Session 1504: Judaism in Christianity: Shifting Perspectives

Thursday 10 July 2008, 09.00-10.30

Moderator/Chair:Eva de Visscher, Oriel College, University of Oxford
Paper 1504-aWho Was Augustine's Publicola?
(Language: English)
Danuta Shanzer, Department of Classics, University of Illinois, Urbana-Champaign / Dumbarton Oaks Medieval (Latin) Library
Index terms: Language and Literature - Latin
Paper 1504-bOn the Interpretations of Hebrew Names
(Language: English)
Eyal Poleg, Centre for the History of the Book, University of Edinburgh
Index terms: Biblical Studies, Hebrew and Jewish Studies, Manuscripts and Palaeography, Sermons and Preaching, Theology
Paper 1504-cMocking the 'Jewish Christian': The Psychology of Converso Humor
(Language: English)
Gregory Kaplan, Department of Modern Foreign Languages & Literatures, University of Tennessee, Knoxville
Index terms: Hebrew and Jewish Studies, Language and Literature - Comparative
Abstract

Paper-a:
This paper examines Augustine's mysterious correspondent in Epp. 46-47, an exchange about religious practices of pagan barbari. Publicola, a N. African landowner, regularly hired Berbers to transport his shipments, and evinced serious concerns about pollution: would employees, crops, or travelers be polluted by the pagan Berber's oaths by their 'demon' gods? He also worried about sacrificial meats.

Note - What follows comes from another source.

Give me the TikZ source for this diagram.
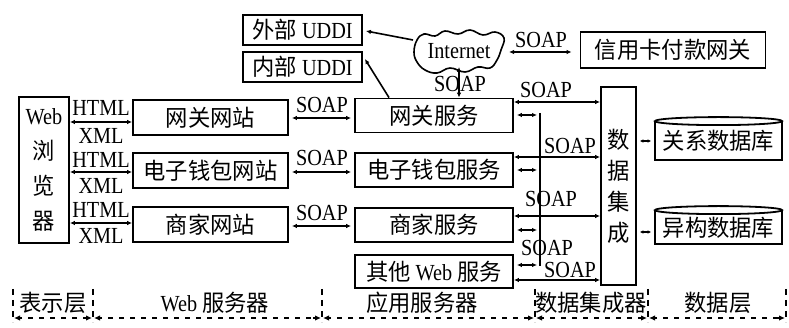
\documentclass[tikz,border=0pt]{standalone}
\usepackage{fontspec}
\setmainfont[FakeStretch=0.88]{Liberation Serif}
\newfontfamily\cjk[FakeStretch=0.97]{Noto Sans CJK SC}
\usetikzlibrary{arrows.meta}
\newcommand\zhs[1]{{\cjk #1}}
\begin{document}
\begin{tikzpicture}[x=1pt,y=-1pt,
  box/.style={draw,line width=1.8pt,inner sep=0pt,font=\fontsize{23}{26}\selectfont},
  lab/.style={inner sep=0pt,font=\fontsize{23}{24}\selectfont},
  tipx/.tip={Latex[length=5pt,width=4.5pt]},
  dar/.style={line width=1.6pt,tipx-tipx},
  sar/.style={line width=1.6pt,-tipx},
  bus/.style={line width=1.6pt},
  layerdash/.style={draw=black,line width=2.4pt,dash pattern=on 5pt off 6pt},
  layertip/.style={draw=black,line width=1.6pt,-{Latex[length=6pt,width=5.5pt]}},
  tickline/.style={line width=2.6pt,dash pattern=on 6pt off 5pt}
]
\useasboundingbox (0,0) rectangle (789,328);

% UDDI
\node[box,minimum width=119pt,minimum height=30pt] (ext) at (302.5,30) {\zhs{外部} UDDI};
\node[box,minimum width=119pt,minimum height=30pt] (int) at (302.5,67) {\zhs{内部} UDDI};

% browser
\node[box,minimum width=50pt,minimum height=146pt,align=center,font=\fontsize{23}{35}\selectfont] (browser) at (44,170) {Web\\\zhs{浏}\\\zhs{览}\\\zhs{器}};

% web sites
\node[box,minimum width=155pt,minimum height=35pt] (gwsite) at (210.5,117.5) {\zhs{网关网站}};
\node[box,minimum width=155pt,minimum height=35pt] (walletsite) at (210.5,170.5) {\zhs{电子钱包网站}};
\node[box,minimum width=155pt,minimum height=35pt] (shopsite) at (210.5,224.5) {\zhs{商家网站}};

% services
\node[box,minimum width=158pt,minimum height=34pt] (gwsvc) at (434,115.5) {\zhs{网关服务}};
\node[box,minimum width=158pt,minimum height=34pt] (walletsvc) at (434,170) {\zhs{电子钱包服务}};
\node[box,minimum width=158pt,minimum height=34pt] (shopsvc) at (434,225) {\zhs{商家服务}\hspace{36pt}};
\node[box,minimum width=158pt,minimum height=33pt] (othersvc) at (434,271.5) {\zhs{其他} Web \zhs{服务}};

% internet cloud
\draw[line width=1.6pt] plot[smooth cycle,tension=0.7] coordinates {(414,52) (417,40) (424,34) (435,36) (445,31) (458,34) (470,30) (483,35) (495,32) (504,38) (501,50) (497,60) (490,68) (478,67) (465,72) (450,68) (437,73) (425,70) (417,62)};
\node[lab] (inet) at (459,51) {Internet};
\coordinate (inetL) at (413,40);
\coordinate (inetR) at (509,52);
\coordinate (inetB) at (459,67);

% card gateway
\node[box,minimum width=185pt,minimum height=36pt] (card) at (673,50) {\zhs{信用卡付款网关}};

% data integration
\node[box,minimum width=35pt,minimum height=198pt,align=center,font=\fontsize{23}{31}\selectfont] (dataint) at (618.5,186) {\zhs{数}\\\zhs{据}\\\zhs{集}\\\zhs{成}};

% databases
\node[box,minimum width=127pt,minimum height=38pt] (reldb) at (718.5,141) {\zhs{关系数据库}};
\draw[line width=1.8pt,fill=white] (reldb.north) ellipse [x radius=63.5pt,y radius=4pt];
\node[box,minimum width=127pt,minimum height=33pt] (hetdb) at (718.5,227.5) {\zhs{异构数据库}};
\draw[line width=1.8pt,fill=white] (hetdb.north) ellipse [x radius=63.5pt,y radius=4pt];

% browser <-> sites
\draw[dar] (browser.east |- 0,122) -- (gwsite.west |- 0,122);
\node[lab] (h1) at (101,108) {HTML};
\node[lab] (x1) at (101,136) {XML};
\draw[dar] (browser.east |- 0,172) -- (walletsite.west |- 0,172);
\node[lab] (h2) at (101,160) {HTML};
\node[lab] (x2) at (101,186) {XML};
\draw[dar] (browser.east |- 0,223) -- (shopsite.west |- 0,223);
\node[lab] (h3) at (101,210) {HTML};
\node[lab] (x3) at (101,236) {XML};

% sites <-> services
\draw[dar] ([xshift=3pt]gwsite.east |- 0,118) -- ([xshift=-3pt]gwsvc.west |- 0,118);
\node[lab] (s1) at (322,105) {SOAP};
\draw[dar] ([xshift=3pt]walletsite.east |- 0,172) -- ([xshift=-3pt]walletsvc.west |- 0,172);
\node[lab] (s2) at (322,158) {SOAP};
\draw[dar] ([xshift=3pt]shopsite.east |- 0,226) -- ([xshift=-3pt]shopsvc.west |- 0,226);
\node[lab] (s3) at (322,213) {SOAP};

% UDDI links
\draw[sar] (inetL) -- ([xshift=3pt,yshift=-1pt]ext.east);
\draw[line width=1.6pt,tipx-] ([xshift=2pt,yshift=8pt]int.east) -- ([xshift=-45pt]gwsvc.north);

% internet links
\draw[dar] (inetR) -- ([xshift=-8pt]card.west |- inetR);
\node[lab] (s4) at (541,40) {SOAP};
\draw[dar] (inetB) -- (inetB |- gwsvc.north);
\node[lab] (s5) at (460,84) {SOAP};

% data bus
\coordinate (busT) at (540,113);
\coordinate (busB) at (540,266);
\draw[bus] (busT) -- (busB);
\draw[dar] (gwsvc.east |- 0,102) -- (dataint.west |- 0,102);
\draw[dar] ([xshift=3pt]gwsvc.east |- 0,115) -- ([xshift=-3pt]busT |- 0,115);
\draw[dar] (walletsvc.east |- 0,157) -- (dataint.west |- 0,157);
\draw[dar] ([xshift=3pt]walletsvc.east |- 0,170) -- ([xshift=-3pt]busT |- 0,170);
\draw[dar] (shopsvc.east |- 0,216) -- (dataint.west |- 0,216);
\draw[dar] ([xshift=3pt]shopsvc.east |- 0,230) -- ([xshift=-3pt]busT |- 0,230);
\draw[dar] ([xshift=3pt]othersvc.east |- 0,265) -- ([xshift=-3pt]busT |- 0,265);
\draw[dar] (othersvc.east |- 0,280) -- (dataint.west |- 0,280);
\node[lab] (b1) at (546,90) {SOAP};
\node[lab] (b2) at (570,146) {SOAP};
\node[lab] (b3) at (551,199) {SOAP};
\node[lab] (b4) at (547,248) {SOAP};
\node[lab] (b5) at (570,270) {SOAP};

% data integration <-> databases
\draw[line width=1.6pt,{Latex[length=3.5pt,width=3.5pt]}-{Latex[length=3.5pt,width=3.5pt]}] ([xshift=3pt]dataint.east |- reldb.center) -- ([xshift=-3pt]reldb.west);
\draw[line width=1.6pt,{Latex[length=3.5pt,width=3.5pt]}-{Latex[length=3.5pt,width=3.5pt]}] ([xshift=3pt]dataint.east |- 0,232) -- ([xshift=-3pt]hetdb.west |- 0,232);

% layers
\foreach \x in {13,93,322,535,648,786}{
  \draw[tickline] (\x,289) -- (\x,322);
}
\foreach \a/\b in {13/93,93/322,322/535,535/648,648/786}{
  \draw[layerdash] (\a+4,318) -- (\b-4,318);
  \draw[layertip] (\a+9,318) -- (\a+1,318);
  \draw[layertip] (\b-9,318) -- (\b-1,318);
}
\node[lab] (l1) at (53,303) {\zhs{表示层}};
\node[lab] (l2) at (215,303) {Web \zhs{服务器}};
\node[lab] (l3) at (422,303) {\zhs{应用服务器}};
\node[lab] (l4) at (591,303) {\zhs{数据集成器}};
\node[lab] (l5) at (718,303) {\zhs{数据层}};
\end{tikzpicture}
\end{document}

Moreau identified 'Publicola' with 'Publicola 1', son of Melania 1, despite his Latin style. Lepelley found him psychologically inadequate. I will argue, however, not for a Roman aristocrat, nor a Christian neurotic, but a Christian convert from Judaism, bringing specifically Jewish perspectives on miasma to his Christianity.
Paper-b:
The Interpretations of Hebrew Names - a biblical glossary of Hebrew and Aramaic words - exists in hundreds of manuscripts and provides a key to the use and dissemination of Bibles in late medieval Europe. The evolution of this glossary, from Jerome to Langton, is intertwined with changes in biblical manuscripts; its nature displays an interest in the Semitic origins of the biblical text, predating humanists and reformers alike. However, its entries complex, rather than simplify, the biblical text, and it refers to enigmatic words, lacking in the Vulgate. A study of late medieval sermons suggests a prime audience for this glossary, explains its complexities and provides reasons for its abrupt disappearance.
Paper-c:
During the 1400s, a dichotomy developed in Spain between conversos (converts from Judaism to Christianity or descendants of converts) and Old Christians (those with a pure Christian ancestry) according to which conversos were perceived as crypto-Jews. As a result, conversos became subject to discrimination and persecution. Converso poets demonstrate an awareness of this hostile climate in works in which they underscore their inferior status in humorous terms. In this study I consider some of these works against a psychoanalytical backdrop, in particular with regard to features of Jewish humor, in order to identify the manners by which converso humor functions and to suggest a social motivation for its employment.